Public sector staff in line for average 1% pay rise

8 Mar 16

The Treasury has today confirmed that pay increases for public sector workers in the NHS and armed forces will be capped at an average of 1%, but prison service staff are to receive an increase above the limit set by ministers.

Publishing the findings from pay review bodies today ahead of next week’s Budget, chief secretary to the Treasury Greg Hands said the government needed to maintain restrictions as pay makes up over half of departmental resource spending.

“Our armed forces, NHS workers and prison officers do a brilliant job serving our country but with an increasingly turbulent global economy, pay restraint continues to be a key part of our plan to finish fixing the public finances.

“The independent OBR estimates that 200,000 public sector jobs have been protected thanks to our average 1% pay policy so we can continue to deliver crucial public services.”

The Treasury had asked the four pay review bodies – the Armed Forces Pay Review Body, the Prison Service Pay Review Body, the NHS Pay Review Body and the Doctors’ and Dentists’ Review Body – to examine how an increase to base pay could be applied within the cap.

Hands said the bodies had worked hard to bring forward a balanced and affordable set of recommendations that delivered on this commitment. “The government is grateful for their work and I am pleased that we are able to accept their recommendations.”

Prison service staff will receive an increase of 1.36%, which is intended to recognise “the particular circumstances this year of introducing highly ambitious prison reform”, the Treasury said.

The Department of Health set out further details have been set out on the pay deals for NHS staff. A 1% pay rise will be awarded to doctors, dentists and all NHS staff on Agenda for Change contracts, such as nurses, midwives, paramedics and healthcare assistants, for 2016/17.

The 1% increase will also be applied to junior doctors, who are having new contract terms imposed on them as part of government reforms, as well as to hospital consultants, GPs and dentists.

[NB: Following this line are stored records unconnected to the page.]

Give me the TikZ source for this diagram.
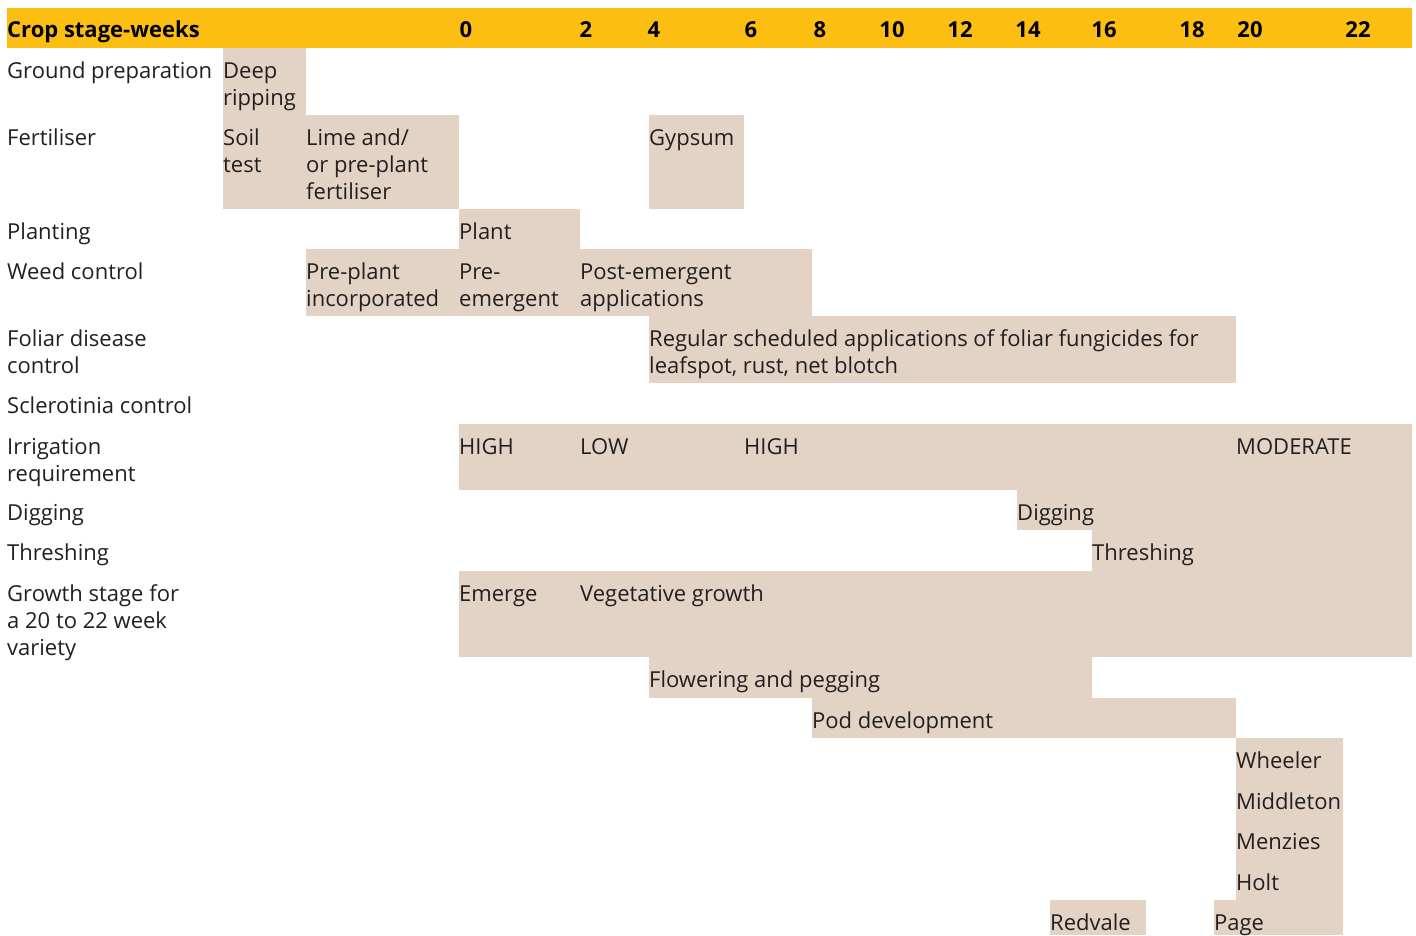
\documentclass[tikz,border=0pt]{standalone}
\usepackage{fontspec}
\setmainfont{Open Sans}
\definecolor{hdr}{HTML}{FDBE12}
\definecolor{cellc}{HTML}{E2D3C5}
\definecolor{ink}{HTML}{231F20}
\newcommand\ml[1]{\begin{tabular}[t]{@{}l@{}}#1\end{tabular}}
\tikzset{
  cellbox/.style={fill=cellc, draw=none, inner sep=0pt, outer sep=0pt, anchor=north west},
  lbl/.style={anchor=base west, inner sep=0pt, text=ink, font=\fontsize{22}{27}\selectfont},
  hd/.style={anchor=base, inner sep=0pt, text=black, font=\fontsize{22}{27}\selectfont\bfseries},
}
\begin{document}
\begin{tikzpicture}[x=1pt,y=-1pt]
\useasboundingbox (0,0) rectangle (1416,935);
% header
\node[fill=hdr, inner sep=0pt, minimum width=1405pt, minimum height=40pt, anchor=north west] (bar) at (7,8) {};
\node[hd, anchor=base west] (hcrop) at (7,37) {Crop stage-weeks};
\node[hd] (h0) at (466,37) {0};
\node[hd] (h2) at (586,37) {2};
\node[hd] (h4) at (654,37) {4};
\node[hd] (h6) at (751,37) {6};
\node[hd] (h8) at (820,37) {8};
\node[hd] (h10) at (892,37) {10};
\node[hd] (h12) at (960,37) {12};
\node[hd] (h14) at (1028,37) {14};
\node[hd] (h16) at (1104,37) {16};
\node[hd] (h18) at (1192,37) {18};
\node[hd] (h20) at (1250,37) {20};
\node[hd] (h22) at (1358,37) {22};
% cells
\node[cellbox, minimum width=83pt,  minimum height=67pt] (deep) at (223,48) {};
\node[cellbox, minimum width=83pt,  minimum height=94pt] (soil) at (223,115) {};
\node[cellbox, minimum width=153pt, minimum height=94pt] (lime) at (306,115) {};
\node[cellbox, minimum width=95pt,  minimum height=94pt] (gyps) at (649,115) {};
\node[cellbox, minimum width=121pt, minimum height=40pt] (plant) at (459,209) {};
\node[cellbox, minimum width=153pt, minimum height=67pt] (ppi) at (306,249) {};
\node[cellbox, minimum width=121pt, minimum height=67pt] (pre) at (459,249) {};
\node[cellbox, minimum width=232pt, minimum height=67pt] (post) at (580,249) {};
\node[cellbox, minimum width=587pt, minimum height=67pt] (fol) at (649,316) {};
\node[cellbox, minimum width=953pt, minimum height=66pt] (irr) at (459,424) {};
\node[cellbox, minimum width=395pt, minimum height=40pt] (dig) at (1017,490) {};
\node[cellbox, minimum width=320pt, minimum height=41pt] (thr) at (1092,530) {};
\node[cellbox, minimum width=953pt, minimum height=86pt] (grow) at (459,571) {};
\node[cellbox, minimum width=443pt, minimum height=41pt] (flow) at (649,657) {};
\node[cellbox, minimum width=424pt, minimum height=40pt] (pod) at (812,698) {};
\node[cellbox, minimum width=107pt, minimum height=41pt] (whe) at (1236,738) {};
\node[cellbox, minimum width=107pt, minimum height=40pt] (mid) at (1236,779) {};
\node[cellbox, minimum width=107pt, minimum height=41pt] (men) at (1236,819) {};
\node[cellbox, minimum width=107pt, minimum height=40pt] (holt) at (1236,860) {};
\node[cellbox, minimum width=96pt,  minimum height=35pt] (red) at (1050,900) {};
\node[cellbox, minimum width=129pt, minimum height=35pt] (page) at (1214,900) {};
% row labels
\node[lbl] (lgp) at (7,78) {Ground preparation};
\node[lbl] (lfe) at (7,145) {Fertiliser};
\node[lbl] (lpl) at (7,239) {Planting};
\node[lbl] (lwe) at (7,279) {Weed control};
\node[lbl] (lfo) at (7,346) {\ml{Foliar disease\\control}};
\node[lbl] (lsc) at (7,413) {Sclerotinia control};
\node[lbl] (lir) at (7,454) {\ml{Irrigation\\requirement}};
\node[lbl] (ldi) at (7,520) {Digging};
\node[lbl] (lth) at (7,560) {Threshing};
\node[lbl] (lgr) at (7,601) {\ml{Growth stage for\\a 20 to 22 week\\variety}};
% cell texts
\node[lbl] (tdeep) at (223,78) {\ml{Deep\\ripping}};
\node[lbl] (tsoil) at (223,145) {\ml{Soil\\test}};
\node[lbl] (tlime) at (306,145) {\ml{Lime and/\\or pre-plant\\fertiliser}};
\node[lbl] (tgyps) at (649,145) {Gypsum};
\node[lbl] (tplant) at (459,239) {Plant};
\node[lbl] (tppi) at (306,279) {\ml{Pre-plant\\incorporated}};
\node[lbl] (tpre) at (459,279) {\ml{Pre-\\emergent}};
\node[lbl] (tpost) at (580,279) {\ml{Post-emergent\\applications}};
\node[lbl] (tfol) at (649,346) {\ml{Regular scheduled applications of foliar fungicides for\\leafspot, rust, net blotch}};
\node[lbl] (thigh1) at (459,454) {HIGH};
\node[lbl] (tlow) at (580,454) {LOW};
\node[lbl] (thigh2) at (744,454) {HIGH};
\node[lbl] (tmod) at (1236,454) {MODERATE};
\node[lbl] (tdig) at (1017,520) {Digging};
\node[lbl] (tthr) at (1092,560) {Threshing};
\node[lbl] (temer) at (459,601) {Emerge};
\node[lbl] (tveg) at (580,601) {Vegetative growth};
\node[lbl] (tflow) at (649,687) {Flowering and pegging};
\node[lbl] (tpod) at (812,728) {Pod development};
\node[lbl] (twhe) at (1236,768) {Wheeler};
\node[lbl] (tmid) at (1236,809) {Middleton};
\node[lbl] (tmen) at (1236,849) {Menzies};
\node[lbl] (tholt) at (1236,890) {Holt};
\node[lbl] (tred) at (1050,930) {Redvale};
\node[lbl] (tpage) at (1214,930) {Page};
\end{tikzpicture}
\end{document}
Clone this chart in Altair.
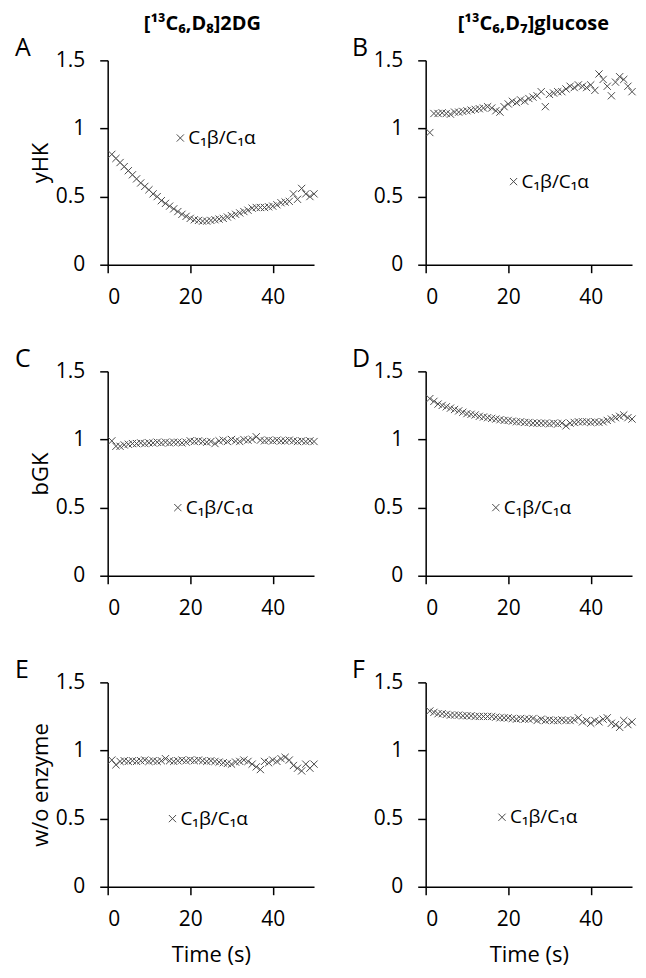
import altair as alt
import pandas as pd

FONT = "Open Sans"

time_s = [1, 2, 3, 4, 5, 6, 7, 8, 9, 10, 11, 12, 13, 14, 15, 16, 17, 18, 19, 20,
          21, 22, 23, 24, 25, 26, 27, 28, 29, 30, 31, 32, 33, 34, 35, 36, 37, 38, 39, 40,
          41, 42, 43, 44, 45, 46, 47, 48, 49, 50]

ratio_a = [0.81, 0.78, 0.75, 0.72, 0.69, 0.66, 0.63, 0.60, 0.575, 0.55,
           0.52, 0.50, 0.47, 0.45, 0.43, 0.41, 0.39, 0.37, 0.355, 0.34,
           0.33, 0.325, 0.32, 0.32, 0.325, 0.33, 0.335, 0.34, 0.35, 0.36,
           0.37, 0.38, 0.39, 0.40, 0.415, 0.42, 0.42, 0.42, 0.425, 0.43,
           0.44, 0.455, 0.46, 0.465, 0.52, 0.48, 0.56, 0.52, 0.50, 0.52]

ratio_b = [0.97, 1.11, 1.11, 1.115, 1.11, 1.105, 1.12, 1.12, 1.125, 1.13,
           1.135, 1.14, 1.145, 1.15, 1.16, 1.15, 1.13, 1.12, 1.16, 1.18,
           1.20, 1.19, 1.21, 1.20, 1.22, 1.23, 1.24, 1.27, 1.16, 1.25,
           1.26, 1.27, 1.27, 1.29, 1.31, 1.30, 1.32, 1.31, 1.30, 1.32,
           1.28, 1.40, 1.36, 1.31, 1.24, 1.34, 1.38, 1.36, 1.31, 1.27]

ratio_c = [0.99, 0.95, 0.95, 0.96, 0.965, 0.97, 0.97, 0.975, 0.97, 0.975,
           0.975, 0.98, 0.975, 0.98, 0.975, 0.98, 0.98, 0.975, 0.98, 0.99,
           0.985, 0.99, 0.985, 0.98, 0.985, 0.97, 0.99, 0.995, 0.985, 1.0,
           0.99, 0.985, 1.0, 0.995, 1.0, 1.02, 0.995, 0.99, 0.995, 0.99,
           0.995, 0.99, 0.99, 0.995, 0.99, 0.985, 0.99, 0.985, 0.99, 0.985]

ratio_d = [1.30, 1.28, 1.26, 1.25, 1.24, 1.23, 1.22, 1.21, 1.20, 1.19,
           1.185, 1.18, 1.17, 1.165, 1.16, 1.155, 1.15, 1.145, 1.14, 1.14,
           1.135, 1.13, 1.13, 1.125, 1.125, 1.12, 1.12, 1.12, 1.12, 1.115,
           1.12, 1.115, 1.12, 1.10, 1.12, 1.125, 1.13, 1.13, 1.13, 1.125,
           1.13, 1.125, 1.13, 1.14, 1.15, 1.16, 1.17, 1.18, 1.16, 1.15]

ratio_e = [0.93, 0.895, 0.92, 0.925, 0.92, 0.925, 0.92, 0.925, 0.93, 0.92,
           0.925, 0.92, 0.925, 0.94, 0.925, 0.92, 0.925, 0.93, 0.925, 0.93,
           0.925, 0.93, 0.925, 0.92, 0.925, 0.92, 0.915, 0.91, 0.905, 0.90,
           0.915, 0.92, 0.93, 0.92, 0.90, 0.88, 0.86, 0.92, 0.91, 0.93,
           0.92, 0.94, 0.95, 0.93, 0.89, 0.87, 0.85, 0.90, 0.87, 0.90]

ratio_f = [1.29, 1.28, 1.27, 1.27, 1.265, 1.26, 1.26, 1.26, 1.255, 1.255,
           1.255, 1.25, 1.25, 1.25, 1.25, 1.25, 1.245, 1.24, 1.24, 1.24,
           1.235, 1.23, 1.235, 1.23, 1.23, 1.235, 1.22, 1.23, 1.22, 1.225,
           1.22, 1.22, 1.225, 1.22, 1.22, 1.225, 1.24, 1.21, 1.22, 1.20,
           1.22, 1.21, 1.23, 1.24, 1.20, 1.19, 1.17, 1.22, 1.19, 1.21]

panel_letters = ["A", "B", "C", "D", "E", "F"]
row_titles = ["yHK", "bGK", "w/o enzyme"]
column_titles = ["[\u00b9\u00b3C\u2086,D\u2088]2DG", "[\u00b9\u00b3C\u2086,D\u2087]glucose"]
legend_label = "C\u2081\u03b2/C\u2081\u03b1"
legend_t = [17.6, 21.3, 17.0, 17.0, 15.7, 18.5]
legend_v = [0.93, 0.61, 0.50, 0.50, 0.50, 0.51]

CROSS = "M-1,-1L1,1M1,-1L-1,1"
W = 207
H = 205


def panel(vals, idx, ytitle=None, coltitle=None, xtitle=False):
    df = pd.DataFrame({"t": time_s, "r": vals})
    xaxis = dict(values=[0, 20, 40], format="d", labelPadding=14, tickSize=8,
                 titlePadding=15)
    xaxis["title"] = "Time (s)" if xtitle else None
    yaxis = dict(values=[0, 0.5, 1, 1.5], format="~g", labelPadding=15, tickSize=8)
    if ytitle:
        yaxis.update(title=ytitle, titleX=-67, titleY=H / 2, titleAngle=-90,
                     titleBaseline="middle", titleAlign="center")
    else:
        yaxis["title"] = None
    x = alt.X("t:Q", scale=alt.Scale(domain=[0, 50], nice=False, zero=False),
              axis=alt.Axis(**xaxis))
    y = alt.Y("r:Q", scale=alt.Scale(domain=[0, 1.5], nice=False),
              axis=alt.Axis(**yaxis))
    pts = alt.Chart(df).mark_point(
        shape=CROSS, filled=False, size=52, stroke="#4a4a4a", strokeWidth=1,
        opacity=1, clip=False
    ).encode(x=x, y=y)
    leg = pd.DataFrame({"t": [legend_t[idx]], "r": [legend_v[idx]], "label": [legend_label]})
    leg_pt = alt.Chart(leg).mark_point(
        shape=CROSS, filled=False, size=52, stroke="#4a4a4a", strokeWidth=1, opacity=1
    ).encode(x=x, y=y)
    leg_tx = alt.Chart(leg).mark_text(
        align="left", baseline="middle", dx=8, fontSize=19, font=FONT, color="black"
    ).encode(x=x, y=y, text="label:N")
    lt = pd.DataFrame({"l": [panel_letters[idx]]})
    let = alt.Chart(lt).mark_text(
        align="left", baseline="alphabetic", fontSize=25, font=FONT, color="black"
    ).encode(x=alt.value(-93 if idx % 2 == 0 else -74), y=alt.value(-4), text="l:N")
    layers = [pts, leg_pt, leg_tx, let]
    if coltitle:
        ct = pd.DataFrame({"c": [coltitle]})
        layers.append(alt.Chart(ct).mark_text(
            align="center", baseline="middle", fontSize=20, fontWeight="bold",
            font=FONT, color="black"
        ).encode(x=alt.value(95 if idx == 0 else 108), y=alt.value(-36), text="c:N"))
    return alt.layer(*layers).properties(width=W, height=H)


pa = panel(ratio_a, 0, ytitle=row_titles[0], coltitle=column_titles[0])
pb = panel(ratio_b, 1, coltitle=column_titles[1])
pc = panel(ratio_c, 2, ytitle=row_titles[1])
pd_ = panel(ratio_d, 3)
pe = panel(ratio_e, 4, ytitle=row_titles[2], xtitle=True)
pf = panel(ratio_f, 5, xtitle=True)

chart = alt.concat(
    pa, pb, pc, pd_, pe, pf, columns=2,
    spacing={"row": 107, "column": 112}, bounds="flush"
).properties(
    padding={"left": 7, "top": 5, "right": 0, "bottom": 0}
).configure_view(stroke=None).configure_axis(
    grid=False, domainColor="black", tickColor="black", labelColor="black",
    titleColor="black", domainWidth=1.5, tickWidth=1.5,
    labelFont=FONT, labelFontSize=21, titleFont=FONT, titleFontSize=22,
    titleFontWeight="normal"
)

chart.save("out.html", embed_options={"renderer": "svg", "actions": False})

A Department of Health spokesman said: “It is thanks to the care, quality and dedication of NHS staff we are beginning to deliver a safer seven-day NHS for patients. And in line with the rest of the public sector, we are pleased to announce that all NHS staff will receive a 1% pay increase next year.”

Local government employers have offered most council staff a 1% in each of the next two years, but this has been rejected by both Unison and Unite trade unions.

Responding to the announcement, NHS Employers chief executive Danny Mortimer said employers would welcome the acceptance of the recommendations from NHS pay review bodies.

“At the same time they recognise that the continued restraint of pay increases across the public sector is of concern to their staff and also restricts the ability to agree reform of non-medical contracts with staff representatives,” he added.